In general, how do I ensure that a function affects the passed object
By writing code inside the function that affects the passed-in object, instead of re-assigning to the name.
and does not create a copy?
A copy is never created unless you ask for one.
Python "variables" are names for things. They don't store objects; they refer to objects. However, unlike C++ references, they can be made to refer to something else.
When you write
def change(parameter):
parameter = 42
x = 23
change(x)
# x is still 23
The reason x is still 23 is not because a copy was made, because a copy wasn't made. The reason is that, inside the function, parameter starts out as a name for the passed-in integer object 23, and then the line parameter = 42 causes parameter to stop being a name for 23, and start being a name for 42.
If you do
def change(parameter):
parameter.append(42)
x = [23]
change(x)
# now x is [23, 42]
The passed-in parameter changes, because .append on a list changes the actual list object.
I can't make resize a member method since the myobj implementation is out of reach
That doesn't matter.

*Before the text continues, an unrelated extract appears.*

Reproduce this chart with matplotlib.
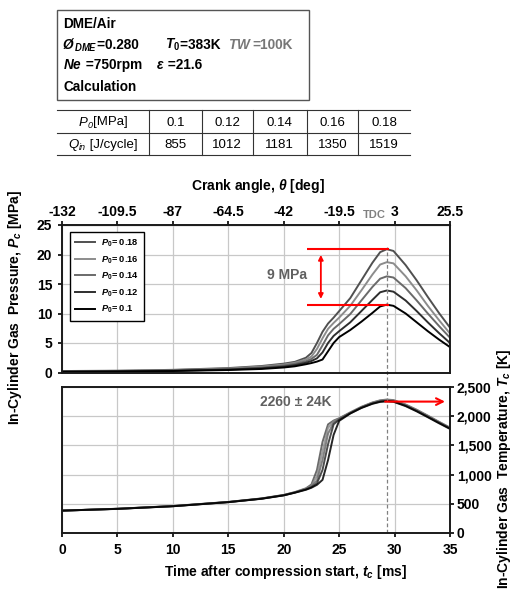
import matplotlib
matplotlib.use("Agg")
import matplotlib.pyplot as plt
from matplotlib.patches import Rectangle
from matplotlib.lines import Line2D
import matplotlib.ticker as mticker

plt.rcParams['font.family'] = ['Liberation Sans', 'DejaVu Sans']
plt.rcParams['font.weight'] = 'bold'
plt.rcParams['mathtext.fontset'] = 'custom'
plt.rcParams['mathtext.rm'] = 'Liberation Sans:bold'
plt.rcParams['mathtext.it'] = 'Liberation Sans:italic:bold'
plt.rcParams['mathtext.bf'] = 'Liberation Sans:bold'

# data
t_ms = [0, 5, 10, 15, 18, 20, 21, 22, 22.5, 23, 23.5, 24, 24.5, 25, 26, 27, 28, 28.7, 29.3, 29.9, 31, 32, 33, 34, 35]

p0_labels = ['0.18', '0.16', '0.14', '0.12', '0.1']
p0_table = ['0.1', '0.12', '0.14', '0.16', '0.18']
qin_table = ['855', '1012', '1181', '1350', '1519']

pc_018 = [0.25, 0.3, 0.45, 0.75, 1.1, 1.5, 1.8, 2.5, 3.3, 5.0, 6.9, 8.3, 9.3, 10.4, 12.6, 15.6, 18.6, 20.4, 20.9, 20.6, 18.2, 15.6, 12.8, 10.1, 7.6]
pc_016 = [0.22, 0.27, 0.4, 0.67, 1.0, 1.35, 1.65, 2.2, 2.7, 4.0, 5.8, 7.4, 8.4, 9.3, 11.3, 13.9, 16.6, 18.3, 18.7, 18.5, 16.3, 13.9, 11.3, 8.9, 6.6]
pc_014 = [0.19, 0.23, 0.35, 0.58, 0.85, 1.18, 1.45, 1.9, 2.3, 3.0, 4.6, 6.3, 7.4, 8.2, 9.9, 12.2, 14.5, 15.9, 16.3, 16.1, 14.3, 12.2, 10.0, 7.9, 5.9]
pc_012 = [0.15, 0.2, 0.3, 0.5, 0.72, 1.0, 1.25, 1.65, 1.95, 2.4, 3.4, 5.0, 6.2, 7.0, 8.5, 10.4, 12.3, 13.6, 13.9, 13.7, 12.2, 10.4, 8.5, 6.7, 5.0]
pc_010 = [0.12, 0.17, 0.25, 0.42, 0.6, 0.85, 1.05, 1.4, 1.6, 1.85, 2.2, 3.6, 5.0, 6.0, 7.2, 8.6, 10.1, 11.2, 11.5, 11.3, 10.0, 8.5, 7.0, 5.6, 4.3]

tc_018 = [383, 415, 462, 532, 592, 652, 700, 765, 830, 1080, 1560, 1860, 1925, 1965, 2065, 2160, 2235, 2272, 2285, 2276, 2200, 2110, 2010, 1905, 1805]
tc_016 = [383, 415, 461, 531, 590, 650, 697, 758, 805, 980, 1400, 1800, 1910, 1955, 2060, 2155, 2230, 2266, 2278, 2270, 2195, 2105, 2005, 1900, 1800]
tc_014 = [383, 414, 460, 530, 589, 648, 695, 752, 795, 900, 1250, 1700, 1890, 1950, 2055, 2150, 2225, 2259, 2270, 2262, 2188, 2098, 1998, 1895, 1795]
tc_012 = [383, 414, 459, 529, 588, 646, 692, 746, 785, 850, 1080, 1520, 1860, 1940, 2050, 2145, 2218, 2252, 2262, 2254, 2180, 2090, 1990, 1888, 1790]
tc_010 = [383, 413, 458, 528, 586, 644, 690, 740, 775, 825, 910, 1250, 1680, 1920, 2045, 2140, 2212, 2245, 2255, 2247, 2172, 2082, 1982, 1880, 1782]

crank_labels = ['-132', '-109.5', '-87', '-64.5', '-42', '-19.5', '3', '25.5']
t_ticks = [0, 5, 10, 15, 20, 25, 30, 35]
t_tdc = 29.33

pc_all = [pc_018, pc_016, pc_014, pc_012, pc_010]
tc_all = [tc_018, tc_016, tc_014, tc_012, tc_010]
colors = ['#505050', '#8c8c8c', '#6a6a6a', '#2e2e2e', '#000000']

W, H = 520, 605
fig = plt.figure(figsize=(5.2, 6.05), dpi=100)
renderer = fig.canvas.get_renderer()


def fx(px):
    return px / W


def fy(py):
    return 1 - py / H


def put_run(x_px, y_px, pieces, center=False):
    # draw text pieces one after another on a line (pixel coords from top-left)
    arts = []
    x = x_px
    for txt, kw in pieces:
        kw = dict(kw)
        dy = kw.pop('dy', 0)
        a = fig.text(fx(x), fy(y_px + dy), txt, va='baseline', ha='left', **kw)
        w = a.get_window_extent(renderer).width
        arts.append(a)
        x += w
    if center:
        shift = (x - x_px) / 2
        for a in arts:
            px0 = a.get_position()[0] * W - shift
            a.set_x(fx(px0))


ax1 = fig.add_axes([fx(62), fy(372.5), fx(450) - fx(62), fy(225) - fy(372.5)])
ax2 = fig.add_axes([fx(62), fy(533), fx(450) - fx(62), fy(387) - fy(533)])

for ax in (ax1, ax2):
    ax.set_xlim(0, 35)
    ax.set_xticks(t_ticks)
    ax.grid(True, color='#c8c8c8', lw=0.9)
    ax.set_axisbelow(True)
    for s in ax.spines.values():
        s.set_linewidth(1.4)
        s.set_color('#1a1a1a')

# pressure
for p, c, lab in zip(pc_all, colors, p0_labels):
    ax1.plot(t_ms, p, color=c, lw=1.4, label='$P_0$= ' + lab)
ax1.set_ylim(0, 25)
ax1.set_yticks([0, 5, 10, 15, 20, 25])
ax1.tick_params(axis='x', length=0, labelbottom=False)
ax1.tick_params(axis='y', labelsize=10, length=3, width=1.2, pad=4)
ax1.axvline(t_tdc, ymin=-0.098, ymax=0.85, color='#808080', lw=0.9, ls=(0, (3, 2)), clip_on=False)

leg = ax1.legend(loc='upper left', bbox_to_anchor=(0.02, 0.95), borderaxespad=0,
                 fontsize=6.7, handlelength=2.2, labelspacing=0.55, fancybox=False,
                 framealpha=1, edgecolor='black', borderpad=0.55, handletextpad=0.6)
leg.get_frame().set_linewidth(1.0)

# 9 MPa annotation
ax1.hlines([pc_018[18], pc_010[18]], 22.06, 29.5, color='red', lw=1.5)
ax1.annotate('', xy=(23.35, 12.0), xytext=(23.35, 20.4),
             arrowprops=dict(arrowstyle='<|-|>', color='red', lw=1.3, mutation_scale=7))
ax1.text(20.3, 16.5, '9 MPa', color='#606060', fontsize=10, fontweight='bold', ha='center', va='center')

# crank angle axis
sec = ax1.secondary_xaxis('top')
sec.set_xticks(t_ticks)
sec.set_xticklabels(crank_labels)
sec.tick_params(labelsize=10, length=3, width=1.2, pad=1)
ax1.text(28.2, 1.065, 'TDC', color='#808080', fontsize=8, fontweight='bold',
         ha='center', va='center', transform=ax1.get_xaxis_transform())
fig.text(fx(258), fy(186), r'Crank angle, $\theta$ [deg]', ha='center', va='center', fontsize=10)

# temperature
for tc, c in zip(tc_all, colors):
    ax2.plot(t_ms, tc, color=c, lw=1.4, alpha=0.85)
ax2.set_ylim(0, 2500)
ax2.set_yticks([0, 500, 1000, 1500, 2000, 2500])
ax2.yaxis.set_major_formatter(mticker.StrMethodFormatter('{x:,.0f}'))
ax2.yaxis.tick_right()
ax2.tick_params(axis='y', labelsize=10, length=3, width=1.2, pad=2)
ax2.tick_params(axis='x', labelsize=10, length=3, width=1.2, pad=4)
ax2.axvline(t_tdc, color='#808080', lw=0.9, ls=(0, (3, 2)))
ax2.annotate('', xy=(34.8, 2250), xytext=(28.9, 2250),
             arrowprops=dict(arrowstyle='->', color='red', lw=1.5, mutation_scale=12))
ax2.text(21.1, 2250, '2260 ± 24K', color='#606060', fontsize=10, fontweight='bold', ha='center', va='center')
fig.text(fx(285), fy(572), 'Time after compression start, $t_c$ [ms]', ha='center', va='center', fontsize=10)

# axis titles
fig.text(fx(15), fy(307), 'In-Cylinder Gas  Pressure, $P_c$ [MPa]', rotation=90,
         ha='center', va='center', fontsize=10)
fig.text(fx(504), fy(469), 'In-Cylinder Gas  Temperature, $T_c$ [K]', rotation=90,
         ha='center', va='center', fontsize=10)

# condition box
fig.patches.append(Rectangle((fx(57), fy(100)), fx(309) - fx(57), fy(10) - fy(100),
                             transform=fig.transFigure, fill=False, edgecolor='#555555', lw=1.0))
bx = dict(fontsize=9.8)
bi = dict(fontsize=9.8, fontstyle='italic')
gr = dict(fontsize=9.8, color='#777777')
put_run(63, 28, [('DME/Air', bx)])
put_run(63, 49, [('Ø', bi), ('$_{DME}$', bx), ('=0.280       ', bx), ('$T_0$', bx), ('=383K  ', bx),
                 ('$TW$', gr), ('=100K', gr)])
put_run(63, 69, [('$Ne$', bx), (' =750rpm    ', bx), ('ε', bi), (' =21.6', bx)])
put_run(63, 91, [('Calculation', bx)])

# table
col_x = [57, 149.3, 201.7, 252.7, 306.7, 358.3, 410]
row_y = [110, 133, 155]
for x in col_x[1:-1]:
    fig.lines.append(Line2D([fx(x), fx(x)], [fy(row_y[0]), fy(row_y[-1])],
                            transform=fig.transFigure, color='#333333', lw=0.8))
for y in row_y:
    fig.lines.append(Line2D([fx(col_x[0]), fx(col_x[-1])], [fy(y), fy(y)],
                            transform=fig.transFigure, color='#333333', lw=0.8))
tn = dict(fontsize=9.5, fontweight='normal')
ti = dict(fontsize=9.5, fontweight='normal', fontstyle='italic')
ts = dict(fontsize=6.5, fontweight='normal', fontstyle='italic', dy=2.5)
row_heads = [[('P', ti), ('0', ts), ('[MPa]', tn)], [('Q', ti), ('in', ts), (' [J/cycle]', tn)]]
row_vals = [p0_table, qin_table]
for r in range(2):
    yb = (row_y[r] + row_y[r + 1]) / 2 + 4
    put_run((col_x[0] + col_x[1]) / 2, yb, row_heads[r], center=True)
    for c, txt in enumerate(row_vals[r]):
        xc = (col_x[c + 1] + col_x[c + 2]) / 2
        put_run(xc, yb, [(txt, tn)], center=True)

fig.savefig('out.png', dpi=100)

When Python compiles, there is no type-checking step, and there is no step to look up the implementation of a method to insert the call. All of that is handled when the code actually runs. The code will get to the point myobj.resize(), look for a resize attribute of whatever object myobj currently refers to (after all, it can't know ahead of time even what kind of object it's dealing with; variables don't have types in Python but instead objects do), and attempt to call it (throwing the appropriate exceptions if (a) the object turns out not to have that attribute; (b) the attribute turns out not to actually be a method or other sort of function).
Also, how can I make it so that I can access those attributes in a function to which i pass the object and the attribute name? / getattr does not work either
Certainly it works if you use it properly. It is not a method; it is a built-in top-level function. Same thing with setattr.